La promesa evangélica de comunicar la Buena Noticia, es una invitación a encontrar –dentro de uno mismo– la belleza del sentimiento humano y a asumir el proceso del propio crecimiento integral como persona. Francisco de Asís llegó a ser una persona que había logrado superar en sí misma, con pasmosa naturalidad, todo dualismo y esquizofrenia existencial; convirtiéndose en paradigma de esa unidad y armonía vital que no admite separaciones ni distinciones entre ser profundamente humano y espiritual a la vez, que se unifican y armonizan a la perfección en el itinerario hacia el hermano y hacia Dios. Pero lo que Francisco de Asís llegó a ser con el tiempo, no fue así desde el principio.
Los inicios mismos de su conversión están entretejidos de toda clase de acontecimientos que lo hacen aparecer como un ansioso buscador de felicidad. Esta búsqueda –matizada de encantos y desencantos, de logros y fracasos, de momentos de exaltación y de frustración, de momentos gozosos y extravíos– estuvo íntimamente unida a la búsqueda –a veces angustiosa– no solo de su razón de ser, sino también de la razón de su ser. El momento esencial de inflexión, el punto de no-retorno y de definitivo despegue de su crecimiento, como persona y como cristiano, fue su encuentro cara con Dios y en él se dio a través del hermano, en el hombre concreto y –más aún– en el hombre marginado.
El Evangelio es medianamente claro al expresar el «dogma» de la presencia de Dios en el hombre concreto: «Cuanto hicisteis a uno de estos hermanos míos más pequeños, a mí me lo hicisteis […] y lo que no hicisteis con ellos también conmigo dejasteis de hacerlo» (Mt 25,40-45). Esa verdad aprendida y creída en su mente supone dar un paso a una verdad asumida y vivida en el corazón. Esto implica un proceso que tiene su momento culminante en la síntesis que Francisco hacía en su Testamento: «Me parecía muy amargo ver leprosos, pero el Señor mismo me condujo en medio de ellos, y practiqué con ellos la misericordia… y aquello que me parecía amargo, se me tornó en dulzura del alma y cuerpo».

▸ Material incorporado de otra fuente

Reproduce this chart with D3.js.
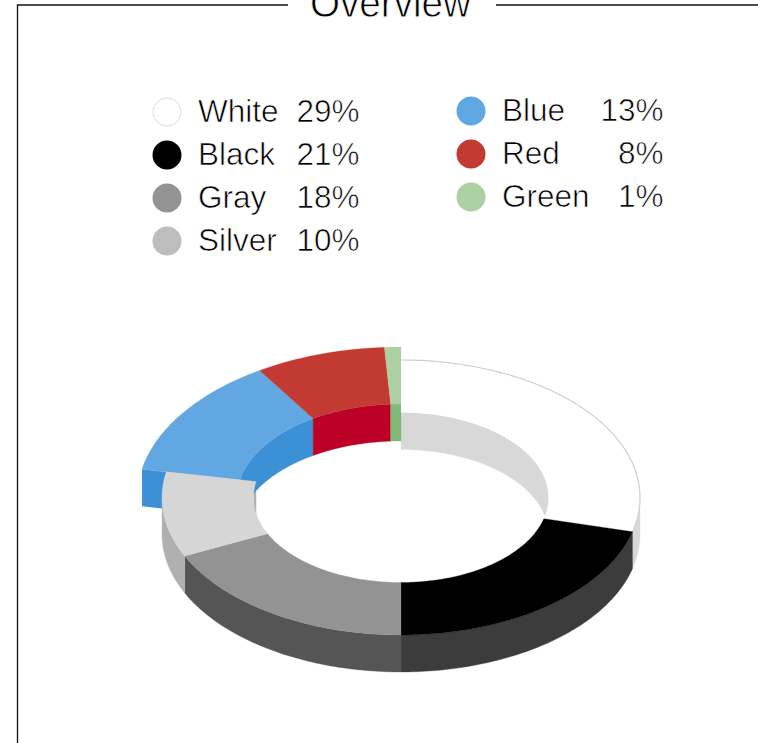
<!DOCTYPE html>
<html><head><meta charset="utf-8"><style>html,body{margin:0;padding:0;background:#fff}svg{display:block}</style>
<script src="https://cdn.jsdelivr.net/npm/d3@7/dist/d3.min.js"></script></head><body><script>
const categories=["White","Black","Gray","Silver","Blue","Red","Green"];
const shares=[29,21,18,10,13,8,1];
const legendColors=["#ffffff","#000000","#939393","#bdbdbd","#61a7e2","#c23a31","#add0a3"];
const topColors=["#ffffff","#000000","#939393","#d6d6d6","#61a7e2","#c23a31","#add0a3"];
const sideColors=["#d8d8d8","#3c3c3c","#555555","#b0b0b0","#3c91d6","#bd0026","#80ba78"];
const raisedSlices=["Blue","Red","Green"];
const FONT='"Liberation Sans", Arimo, Helvetica, sans-serif';
const W=758,H=743,cx=401,cy=497.5,depth=37;
const ringNormal={orx:239,ory:137.5,irx:147.5,iry:85};
const ringRaised={orx:263.7,ory:150.5,irx:164,iry:93.5};
const svg=d3.select("body").append("svg").attr("width",W).attr("height",H);
// thin the regular glyphs with a white outline painted over the fill
const lightText=sel=>sel.attr("font-family",FONT).attr("fill","#000").attr("stroke","#fff").attr("paint-order","fill");
const frame="#111";
svg.append("path").attr("fill","none").attr("stroke",frame).attr("stroke-width",1.3)
 .attr("d","M288,5H17.5V743M496,5H758");
svg.append("text").attr("x",310).attr("y",17).attr("font-size",40).attr("stroke-width",.8)
 .attr("textLength",161).attr("lengthAdjust","spacingAndGlyphs")
 .call(lightText).text("Overview");
// legend
const rows=categories.map((c,i)=>({c,v:shares[i],col:i<4?0:1,row:i<4?i:i-4,fill:legendColors[i]}));
const colX=[167,471],rightX=[359.5,663.5],labelX=[198,502],rowY=[112,155,198,241];
const lg=svg.append("g").selectAll("g").data(rows).join("g");
const dy=d=>d.col===1?-1:0;
lg.append("circle").attr("cx",d=>colX[d.col]).attr("cy",d=>rowY[d.row]+dy(d)).attr("r",d=>d.c==="White"?14:14.5)
 .attr("fill",d=>d.fill).attr("stroke",d=>d.c==="White"?"#dddddd":"none").attr("stroke-width",1);
lg.append("text").attr("x",d=>labelX[d.col]).attr("y",d=>rowY[d.row]+10+dy(d)).attr("font-size",31.5).attr("stroke-width",.65)
 .call(lightText).text(d=>d.c);
lg.append("text").attr("x",d=>rightX[d.col]).attr("y",d=>rowY[d.row]+10+dy(d)).attr("text-anchor","end").attr("font-size",31.5).attr("stroke-width",.65)
 .call(lightText).text(d=>d.v+"%");
// donut
const pie=d3.pie().sort(null).value(d=>d.v).startAngle(0).endAngle(2*Math.PI);
const slices=pie(categories.map((c,i)=>({c,v:shares[i],top:topColors[i],side:sideColors[i]})))
 .map(s=>({...s,ring:raisedSlices.includes(s.data.c)?ringRaised:ringNormal}));
const line=d3.line();
const pt=(rx,ry,a,z=0)=>[cx+rx*Math.sin(a),cy-ry*Math.cos(a)+z];
const arcPts=(rx,ry,a0,a1,z=0)=>{const n=Math.max(2,Math.ceil(Math.abs(a1-a0)*60));
 return d3.range(n+1).map(i=>pt(rx,ry,a0+(a1-a0)*i/n,z));};
const wall=(rx,ry,a0,a1)=>line(arcPts(rx,ry,a0,a1).concat(arcPts(rx,ry,a1,a0,depth)))+"Z";
const chart=svg.append("g");
const PI=Math.PI;
// inner walls: visible on far half only
slices.forEach(s=>{
 const parts=[[s.startAngle,Math.min(s.endAngle,PI/2)],[Math.max(s.startAngle,1.5*PI),s.endAngle]];
 parts.filter(p=>p[1]>p[0]).forEach(p=>{
  chart.append("path").attr("d",wall(s.ring.irx,s.ring.iry,p[0],p[1])).attr("fill",s.data.side).attr("stroke",s.data.side).attr("stroke-width",.3);
 });
});
// exposed end cap of raised ring (start of first raised slice)
const firstRaised=slices.find(s=>s.ring===ringRaised);
{const a=firstRaised.startAngle,r=ringRaised;
 const p=pt(r.orx,r.ory,a),q=pt(r.irx,r.iry,a);
 chart.append("path").attr("d",line([p,q,[q[0],q[1]+depth],[p[0],p[1]+depth]])+"Z").attr("fill",firstRaised.data.side);}
// outer walls: near half
slices.forEach(s=>{
 const a0=Math.max(s.startAngle,PI/2),a1=Math.min(s.endAngle,1.5*PI);
 if(a1>a0) chart.append("path").attr("d",wall(s.ring.orx,s.ring.ory,a0,a1)).attr("fill",s.data.side).attr("stroke",s.data.side).attr("stroke-width",.3);
});
// top faces: raised ones first so that Silver overlaps Blue
[...slices].sort((a,b)=>(b.ring===ringRaised)-(a.ring===ringRaised)).forEach(s=>{
 const r=s.ring;
 const pts=arcPts(r.orx,r.ory,s.startAngle,s.endAngle).concat(arcPts(r.irx,r.iry,s.endAngle,s.startAngle));
 chart.append("path").attr("d",line(pts)+"Z").attr("fill",s.data.top).attr("stroke",s.data.c==="White"?"none":s.data.top).attr("stroke-width",.3);
 if(s.data.c==="White") chart.append("path").attr("d",line(arcPts(r.orx,r.ory,s.startAngle,s.endAngle))).attr("fill","none").attr("stroke","#cfcfcf").attr("stroke-width",1.2);
});
</script></body></html>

A partir de ese momento su vida se transformó, se le iluminaron las tinieblas del corazón y creyó «con fe recta, esperanza cierta y caridad perfecta». Dios estaba en toda persona; pero particularmente en el pobre, enfermo, desvalido, extraviado, excluido, marginado, leproso… Lo que Francisco había aprendido en su primera juventud no le había satisfecho y, como todo ser humano, es un buscador nato de felicidad y plenitud. El Pobre de Asís era una persona despierta, sensible y vitalista; se puso a buscar el sentido gratificante y feliz de su ser y existir, que hasta entonces no había alcanzado.
Y se comportó como una persona profundamente desorientada:
• Buscó la felicidad en el mundo del tener, del aparentar y del placer. A pesar de todo, cada día experimentaba más el sinsentido de su vida, triste y vacía.
• Por afán de novedad y de aventura, hizo incluso la guerra.
Pero una enfermedad le empujó a entrar en sí mismo y a emprender una nueva búsqueda, para estar preparado a que la felicidad llamase a su puerta. Como maestro de humanidad, el Padre y la Creación constituyeron para él una irrepetible escuela de humanidad. Las grandes lecciones recibidas se expresan en la inserción, compromiso, periferias, márgenes y servicialidad cordial, a ejemplo del que supo estar en medio de los suyos «como el que sirve», desviviéndose por los demás voluntariamente y sin reservas. Adorando en profundidad al AMOR, fue desarrollando una personalidad que se distinguió especialmente por la calidez y la calidad de sus sentimientos de acogida: comprensión y compasión incondicional, afecto y cariño personalizado, ternura y delicadeza a flor de piel en las relaciones con todos y predilección manifiesta por aquellos en quienes apercibía una mayor necesidad de sentirse queridos, apreciados, tenidos en cuenta,… volcándose en actitud servicial pronta y exquisita. El sentimiento de propiedad y señorío que caracteriza a la vida fundada sobre el ego; implica desde el desapropio hacer propios los sentimientos de mutua servicialidad que distingue la vida enraizada en el Amor, que tiene como centro un nosotros del que es verdadero artífice y constructor el Espíritu.